Если бы я была королевой… Дневник (Башкирцева) - страница 175

Еще несколько месяцев назад я не видела в нем ничего, что увидела нынче утром: ни настоящего воздуха, ни пространства, – это же не живопись, это сама живая природа. <…>


Вторник, 9 мая 1882 года

<…> Меня преследует портрет девушки кисти Сарджента[160]: он прелестен. Изысканное произведение, я бы охотно повесила его в музее рядом с Ван Дейком и Веласкесом. <…>


Суббота, 20 мая 1882 года

<…> Бастьен-Лепаж собирается делать картину – крестьянский мальчик, глядящий на радугу; это будет божественно, поверьте мне. Какой талант, какой талант, какой талант!

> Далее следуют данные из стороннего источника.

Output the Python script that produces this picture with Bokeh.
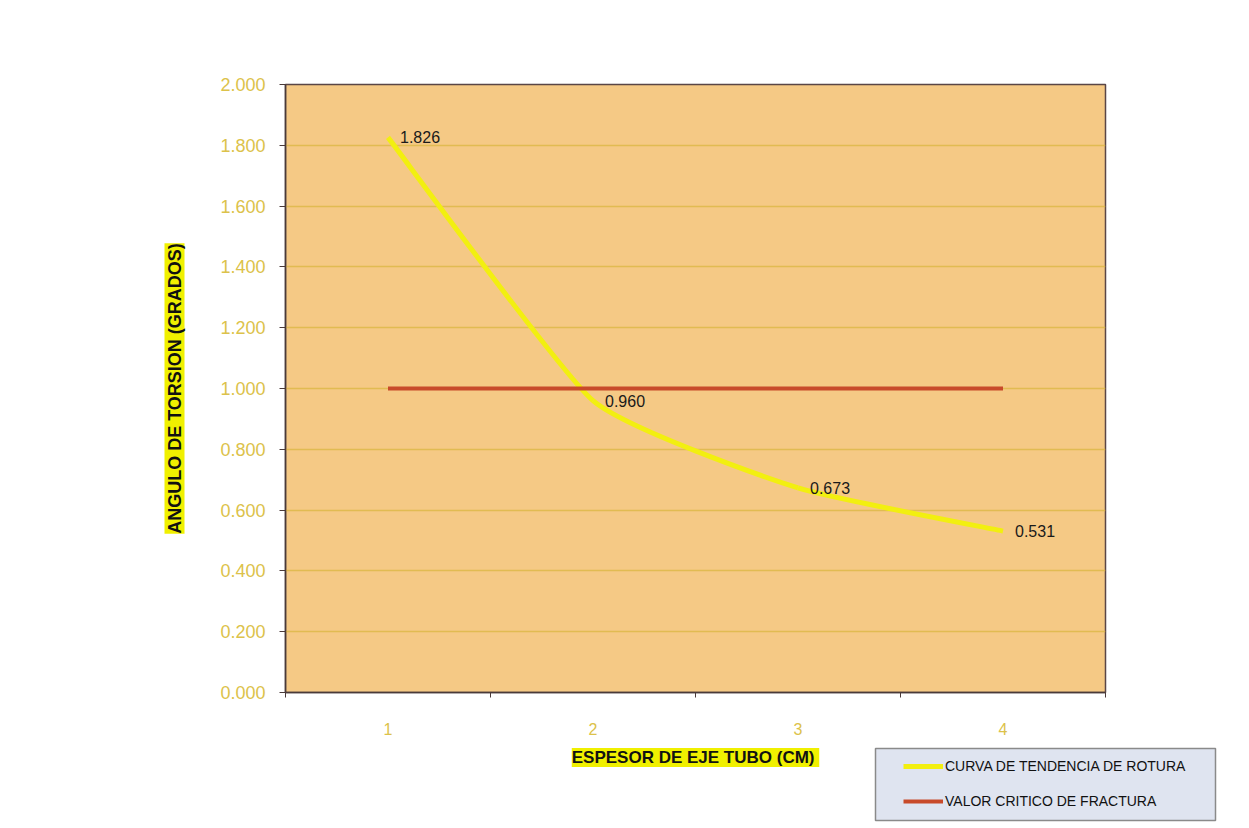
from bokeh.plotting import figure
from bokeh.models import (FixedTicker, Title, Legend, LegendItem, ColumnDataSource,
                          LabelSet, Label, NumeralTickFormatter, Range1d)
from bokeh.core.properties import value
from bokeh.embed import file_html
from bokeh.resources import INLINE

# data
espesor = [1, 2, 3, 4]
angulo = [1.826, 0.960, 0.673, 0.531]
critico = [1.0, 1.0, 1.0, 1.0]
etiquetas = ["1.826", "0.960", "0.673", "0.531"]
y_ticks = [0.0, 0.2, 0.4, 0.6, 0.8, 1.0, 1.2, 1.4, 1.6, 1.8, 2.0]

FONT = "Liberation Sans"
YELLOW = "#f2ef10"
RED = "#c84a2a"

p = figure(width=1249, height=740, output_backend="svg", toolbar_location=None,
           x_range=Range1d(0.5, 4.5), y_range=Range1d(0, 2.0),
           min_border_left=285, min_border_right=144, min_border_top=84,
           min_border_bottom=48)
p.background_fill_color = "#f5c985"
p.border_fill_color = "white"
p.outline_line_color = "#5a4646"
p.outline_line_width = 1.5

# grid
p.xgrid.grid_line_color = None
p.ygrid.grid_line_color = "#dcb845"
p.ygrid.grid_line_alpha = 0.8
p.ygrid.grid_line_width = 1.3

# axes
p.yaxis.ticker = FixedTicker(ticks=y_ticks)
p.yaxis.formatter = NumeralTickFormatter(format="0.000")
p.xaxis.ticker = FixedTicker(ticks=espesor, minor_ticks=[0.5, 1.5, 2.5, 3.5, 4.5])
for ax in (p.xaxis[0], p.yaxis[0]):
    ax.axis_line_color = "#4a3a3a"
    ax.axis_line_width = 1.5
    ax.major_label_text_font = FONT
    ax.major_label_text_color = "#dcc24a"
    ax.major_label_text_font_size = "18px"
p.yaxis.major_tick_out = 6
p.yaxis.major_tick_in = 0
p.yaxis.major_tick_line_color = "#4a3a3a"
p.yaxis.minor_tick_line_color = None
p.yaxis.major_label_standoff = 14
p.xaxis.major_tick_line_color = None
p.xaxis.minor_tick_out = 5
p.xaxis.minor_tick_in = 0
p.xaxis.minor_tick_line_color = "#4a3a3a"
p.xaxis.major_label_standoff = 24
p.xaxis.major_label_text_font_size = "16px"

# series
src = ColumnDataSource(dict(x=espesor, y=angulo, t=etiquetas))

# smoothed curve through the data points (Bezier segments)
k = 0.08
x0, y0, x1, y1, cx0, cy0, cx1, cy1 = [], [], [], [], [], [], [], []
n = len(espesor)
for i in range(n - 1):
    pm = (espesor[max(i - 1, 0)], angulo[max(i - 1, 0)])
    pa = (espesor[i], angulo[i])
    pb = (espesor[i + 1], angulo[i + 1])
    pn = (espesor[min(i + 2, n - 1)], angulo[min(i + 2, n - 1)])
    x0.append(pa[0]); y0.append(pa[1]); x1.append(pb[0]); y1.append(pb[1])
    cx0.append(pa[0] + (pb[0] - pm[0]) * k); cy0.append(pa[1] + (pb[1] - pm[1]) * k)
    cx1.append(pb[0] - (pn[0] - pa[0]) * k); cy1.append(pb[1] - (pn[1] - pa[1]) * k)
p.bezier(x0=x0, y0=y0, x1=x1, y1=y1, cx0=cx0, cy0=cy0, cx1=cx1, cy1=cy1,
         line_color=YELLOW, line_width=5)
p.line(espesor, critico, line_color=RED, line_width=4)

labels = LabelSet(x="x", y="y", text="t", source=src, x_offset=12, y_offset=0,
                  text_baseline="middle", text_font=value(FONT), text_font_size="16px",
                  text_color="#1a1a1a")
p.add_layout(labels)

# y axis title with highlight
ytitle = Title(text="ANGULO DE TORSION (GRADOS)", align="center", text_font=FONT,
               text_font_size="18px", text_font_style="bold", text_color="#111111",
               background_fill_color="#f0f000", standoff=66)
p.add_layout(ytitle, "left")

# lower strip: x axis title and legend (separate root, not frame-aligned)
H2 = 88
q = figure(width=1249, height=H2, output_backend="svg", toolbar_location=None,
           x_range=Range1d(0, 1249), y_range=Range1d(H2, 0),
           min_border=0, x_axis_type=None, y_axis_type=None)
q.outline_line_color = None
q.grid.visible = False
q.background_fill_color = "white"
q.border_fill_color = "white"

xtitle = Label(x=695, y=17, text="ESPESOR DE EJE TUBO  (CM)", text_align="center",
               text_baseline="middle", text_font=FONT, text_font_size="17px",
               text_font_style="bold", text_color="#111111",
               background_fill_color="#f0f000")
q.add_layout(xtitle)

# legend box
q.quad(left=[875], right=[1215], top=[8], bottom=[80], fill_color="#dfe4f0",
       line_color="#8a8a8a", line_width=1.5)
nan = float("nan")
r1 = q.line(x=[nan], y=[nan], line_color=YELLOW, line_width=5)
r2 = q.line(x=[nan], y=[nan], line_color=RED, line_width=4)
legend = Legend(items=[LegendItem(label="CURVA DE TENDENCIA DE ROTURA", renderers=[r1]),
                       LegendItem(label="VALOR CRITICO DE FRACTURA", renderers=[r2])],
                location=(903, 17), background_fill_alpha=0, border_line_color=None,
                label_text_font=FONT, label_text_font_size="14px",
                label_text_color="#111111", glyph_width=40, label_standoff=2,
                padding=2, spacing=15, label_height=20, glyph_height=20, margin=0)
q.add_layout(legend, "center")

open("out.html", "w").write(file_html([p, q], INLINE))
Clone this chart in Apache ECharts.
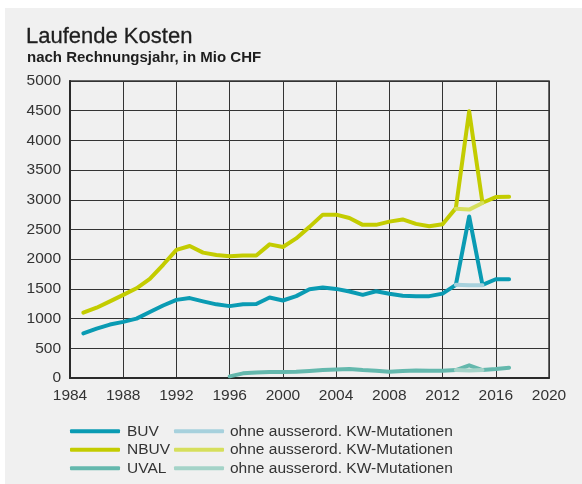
<!DOCTYPE html>
<html>
<head>
<meta charset="utf-8">
<script src="https://cdn.jsdelivr.net/npm/echarts@6/dist/echarts.min.js"></script>
<style>
html,body{margin:0;padding:0;background:#fff;}
#c{width:582px;height:484px;}
</style>
</head>
<body>
<div id="c"></div>
<script>
var years = [1985,1986,1987,1988,1989,1990,1991,1992,1993,1994,1995,1996,1997,1998,1999,2000,2001,2002,2003,2004,2005,2006,2007,2008,2009,2010,2011,2012,2013,2014,2015,2016,2017];
var buv = [750,830,900,945,1000,1110,1220,1315,1345,1290,1240,1210,1240,1245,1355,1305,1378,1495,1522,1500,1456,1400,1460,1417,1385,1375,1378,1420,1568,2720,1568,1663,1663];
var nbuv = [1100,1183,1290,1400,1510,1667,1906,2156,2222,2111,2072,2048,2061,2061,2250,2206,2350,2544,2750,2750,2694,2578,2578,2633,2670,2595,2555,2590,2860,4490,2950,3046,3052];
var uvalYears = [1996,1997,1998,1999,2000,2001,2002,2003,2004,2005,2006,2007,2008,2009,2010,2011,2012,2013,2014,2015,2016,2017];
var uval = [28,78,94,100,100,105,117,133,144,150,133,122,105,117,128,122,123,134,213,134,151,174];
var ohneYears = [2013,2014,2015];
var buvOhne = [1568,1560,1560];
var nbuvOhne = [2850,2835,2945];
var uvalOhne = [134,125,134];
var xTicks = [1984,1988,1992,1996,2000,2004,2008,2012,2016,2020];
var yTicks = [0,500,1000,1500,2000,2500,3000,3500,4000,4500,5000];
var ohneLabel = 'ohne ausserord. KW-Mutationen';

function pairs(xs, ys){ return xs.map(function(x,i){ return [x, ys[i]]; }); }

var chart = echarts.init(document.getElementById('c'), null, {renderer:'canvas'});
var font = 'Liberation Sans, Arial, Helvetica, sans-serif';
function line(name, xs, ys, color, z){
  return {
    name: name, type: 'line', data: pairs(xs, ys), showSymbol: false, symbol: 'none',
    z: z, animation: false,
    lineStyle: {color: color, width: 4, cap: 'round', join: 'round'},
    itemStyle: {color: color}
  };
}
chart.setOption({
  backgroundColor: '#ffffff',
  animation: false,
  graphic: [{type:'rect', z: -10, silent: true, shape:{x:5, y:8, width:577, height:476}, style:{fill:'#f0f0f0'}}],
  title: [
    {text: 'Laufende Kosten', left: 26, top: 26, padding: 0,
     textStyle: {fontFamily: font, fontSize: 22, fontWeight: 'normal', color: '#1e1e1e', textBorderColor: '#1e1e1e', textBorderWidth: 0.3}},
    {text: 'nach Rechnungsjahr, in Mio CHF', left: 27, top: 50, padding: 0,
     textStyle: {fontFamily: font, fontSize: 15, fontWeight: 'bold', color: '#1e1e1e'}}
  ],
  legend: [
    {data: ['BUV','NBUV','UVAL'], orient: 'vertical', left: 70, top: 422, padding: 0,
     itemWidth: 50, itemHeight: 4, itemGap: 0, icon: 'roundRect',
     textStyle: {fontFamily: font, fontSize: 15.5, color: '#333', lineHeight: 18.5, padding: [0,0,0,2]}},
    {data: ['BUV ohne','NBUV ohne','UVAL ohne'], orient: 'vertical', left: 174, top: 422, padding: 0,
     itemWidth: 50, itemHeight: 4, itemGap: 0, icon: 'roundRect',
     formatter: function(){ return ohneLabel; },
     textStyle: {fontFamily: font, fontSize: 15.5, color: '#333', lineHeight: 18.5, padding: [0,0,0,1]}}
  ],
  grid: {left: 70, right: 33, top: 81, bottom: 106, show: true, borderColor: '#3a3a3a', borderWidth: 1.5, backgroundColor: 'transparent'},
  xAxis: {
    type: 'value', min: xTicks[0], max: xTicks[xTicks.length-1], interval: 4,
    axisLine: {show: true, lineStyle: {color: '#2a2a2a', width: 2}},
    axisTick: {show: false},
    splitLine: {show: true, lineStyle: {color: '#333', width: 1}},
    axisLabel: {fontFamily: font, fontSize: 15.5, color: '#333', margin: 10, showMinLabel: true, showMaxLabel: true,
      formatter: function(v){ return xTicks.indexOf(v) >= 0 ? String(v) : ''; }}
  },
  yAxis: {
    type: 'value', min: yTicks[0], max: yTicks[yTicks.length-1], interval: 500,
    axisLine: {show: true, lineStyle: {color: '#2a2a2a', width: 2}},
    axisTick: {show: false},
    splitLine: {show: true, lineStyle: {color: '#333', width: 1}},
    axisLabel: {fontFamily: font, fontSize: 15.5, color: '#333', margin: 9,
      formatter: function(v){ return yTicks.indexOf(v) >= 0 ? String(v) : ''; }}
  },
  series: [
    line('BUV', years, buv, '#0a9bb3', 3),
    line('NBUV', years, nbuv, '#c3cc00', 3),
    line('UVAL', uvalYears, uval, '#64b8ad', 3),
    line('BUV ohne', ohneYears, buvOhne, '#a7d1dd', 4),
    line('NBUV ohne', ohneYears, nbuvOhne, '#d6df5c', 4),
    line('UVAL ohne', ohneYears, uvalOhne, '#a4d3c8', 4)
  ]
});
</script>
</body>
</html>
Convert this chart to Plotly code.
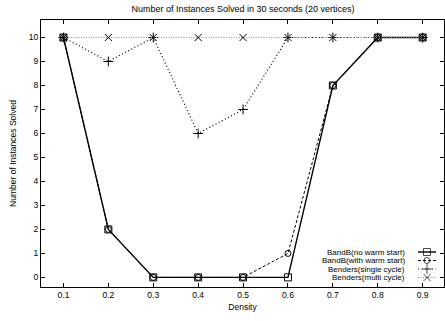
import plotly.graph_objects as go

density = [0.1, 0.2, 0.3, 0.4, 0.5, 0.6, 0.7, 0.8, 0.9]
bandb_no_warm = [10, 2, 0, 0, 0, 0, 8, 10, 10]
bandb_warm = [10, 2, 0, 0, 0, 1, 8, 10, 10]
benders_single = [10, 9, 10, 6, 7, 10, 10, 10, 10]
benders_multi = [10, 10, 10, 10, 10, 10, 10, 10, 10]
x_ticks = [0.1, 0.2, 0.3, 0.4, 0.5, 0.6, 0.7, 0.8, 0.9]
y_ticks = list(range(0, 11))

series = [
    ("BandB(no warm start)", bandb_no_warm, "solid", "black", 1.4, "square-open", 7),
    ("BandB(with warm start)", bandb_warm, "3px,2px", "black", 1.0, "circle-open", 6),
    ("Benders(single cycle)", benders_single, "1px,2.5px", "black", 1.2, "cross-thin-open", 7),
    ("Benders(multi cycle)", benders_multi, "1px,1.5px", "#888888", 1.0, "x-thin-open", 7),
]

W, H = 445, 321
L, R, T, B = 41, 1, 20, 34
FONT = "Liberation Sans, Arial"

fig = go.Figure()
for name, ys, dash, col, lw, sym, ms in series:
    fig.add_trace(go.Scatter(
        x=density, y=ys, mode="lines+markers", name=name,
        line=dict(color=col, width=lw, dash=dash),
        marker=dict(symbol=sym, size=ms, color="black", line=dict(color="black", width=1)),
        showlegend=False,
    ))

# gnuplot-style legend (text right-aligned, sample on the right), in pixel coordinates on overlay axes
leg_y = [252, 260.5, 269, 277.5]
for (name, ys, dash, col, lw, sym, ms), py in zip(series, leg_y):
    fig.add_trace(go.Scatter(
        x=[418, 427, 436], y=[py, py, py], xaxis="x2", yaxis="y2",
        mode="lines+markers", showlegend=False, hoverinfo="skip",
        line=dict(color=col, width=lw, dash=dash),
        marker=dict(symbol=sym, size=[0, ms, 0], color="black", line=dict(color="black", width=1)),
    ))
    fig.add_annotation(x=406, y=py, xref="x2", yref="y2", text=name, showarrow=False,
                       xanchor="right", yanchor="middle", borderpad=0,
                       font=dict(size=8, color="black", family=FONT))

axis_common = dict(showgrid=False, zeroline=False, showline=True, linecolor="black", linewidth=1,
                   mirror="allticks", ticks="inside", ticklen=4, tickcolor="black",
                   tickfont=dict(size=8.5, color="black", family=FONT))

fig.update_layout(
    width=W, height=H,
    margin=dict(l=L, r=R, t=T, b=B),
    paper_bgcolor="white", plot_bgcolor="white",
    title=dict(text="Number of Instances Solved in 30 seconds (20 vertices)", x=243 / W, xanchor="center",
               y=1 - 9 / H, yanchor="middle",
               font=dict(size=9, color="black", family=FONT)),
    xaxis=dict(range=[0.05, 0.9475], tickvals=x_ticks, ticktext=[f"{v:.1f}" for v in x_ticks],
               title=dict(text="Density", standoff=4,
                          font=dict(size=8.5, color="black", family=FONT)),
               **axis_common),
    yaxis=dict(range=[-0.4, 10.73], tickvals=y_ticks,
               title=dict(text="Number of Instances Solved", standoff=10,
                          font=dict(size=8.5, color="black", family=FONT)),
               **axis_common),
    xaxis2=dict(overlaying="x", range=[L, W - R], visible=False, fixedrange=True),
    yaxis2=dict(overlaying="y", range=[H - B, T], visible=False, fixedrange=True),
    showlegend=False,
)

fig.write_html("out.html", config={"displayModeBar": False},
               post_script="document.body.style.margin='0px';document.body.style.padding='0px';")
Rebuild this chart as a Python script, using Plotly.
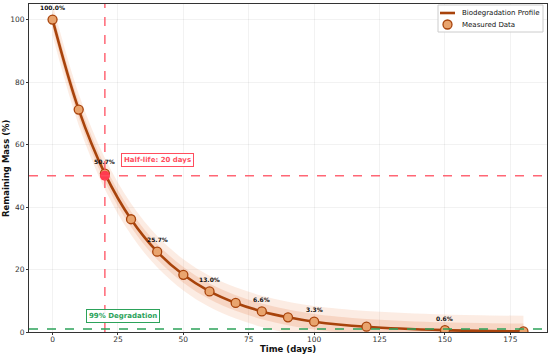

Понедельник, 22 мая 1882 года

<…> Мне кажется, что я не полюблю никого… кроме одного-единственного человека… но, скорее всего, человек этот никогда меня не полюбит… Жюлиан прав: чтобы отомстить ему, мне нужно вознестись высоко над ним – заключить блестящий брак с одним из великих мира сего, богатым и известным. Хорошо бы! Или прославиться своим талантом, как Бастьен, чтобы весь Париж оборачивался мне вслед. Хороша же я: рассуждаю об этом так, как будто это в моих силах! А ведь у меня одни несчастья. О Господи, Господи, сделай так, чтобы я с ним наконец сквиталась! Я буду так добра ко всем, кто страдает… <…>


Воскресенье, 28 мая 1882 года

<…>

Приехала герцогиня Фиц-Джеймс и обещала, что вечером представит нас своей невестке. Та дает бал. Мама уверяет, что эта дама – сама любезность и только и ждет, как бы нам посодействовать в обществе. Кажется, они довольно часто видятся, но я ничего точно не знаю – вечно занята своей чертовой живописью. Заезжаем за ней и отправляемся на бал вместе.

На балу все самого высшего разбора: настоящее общество, настоящие барышни, свежие и прелестные. Настоящие туалеты. У старой герцогини уйма племянников и внуков. <…> При мне звучали самые известные, самые аристократические имена, а те немногие гости, которых я знала раньше, отличаются отменной элегантностью. Что до меня, то я жестоко скучала. Во-первых, я не так одета: платье милое, но не для бала; от чувства неполноценности я делаюсь угрюмой, и потом, я ни с кем не знакома, и все молодые люди танцевали здесь всю зиму, а все девушки друг с другом на «ты». <…> В общем… <…> мне бы нужно было месяца два по меньшей мере, чтобы освоиться… Я дикарка, усталая, грустная и т. д. <…>


Понедельник, 29 мая 1882 года

<…>

Утром виделась с Жюлианом. Он считает, что большой пастельный портрет Дины вышел очень хорошо.

Но я завожу речь о том, большом полотне, которое хочу написать на будущий год; однако идея этой картины отнюдь не прельщает Жюлиана, с его легкомысленным вкусом и поверхностностью. Я-то сама очень увлеклась, но не смею ему об этом сказать, потому что увлекаться, загораться подобными сюжетами дозволено лишь талантливым людям. У меня это выглядит тщеславием, и вообще смешно. Думала я написать эпизод карнавала… но отказалась от этой мысли. Получилась бы демонстрация красок, и не более того. В глубине души чувствую, что бы мне хотелось сделать; вот уже много месяцев, чуть не два года, я тянусь к этому умом и сердцем… Не знаю, достанет ли мне сил нынешней зимой, чтобы наконец как следует исполнить свой замысел. Ну что ж, тем хуже, пускай живопись будет самая заурядная, зато в ней будут другие достоинства: правдивость, чувство и душевная приподнятость. Не может быть, чтобы не удалось то, что переполняет душу, тем более если хорошо рисуешь. Короче, сюжет такой: после того как Иосиф Аримафейский похоронил тело Иисуса и привалил камень к двери гроба, все ушли, темнеет, и Мария Магдалина и другая Мария остаются одни перед гробом.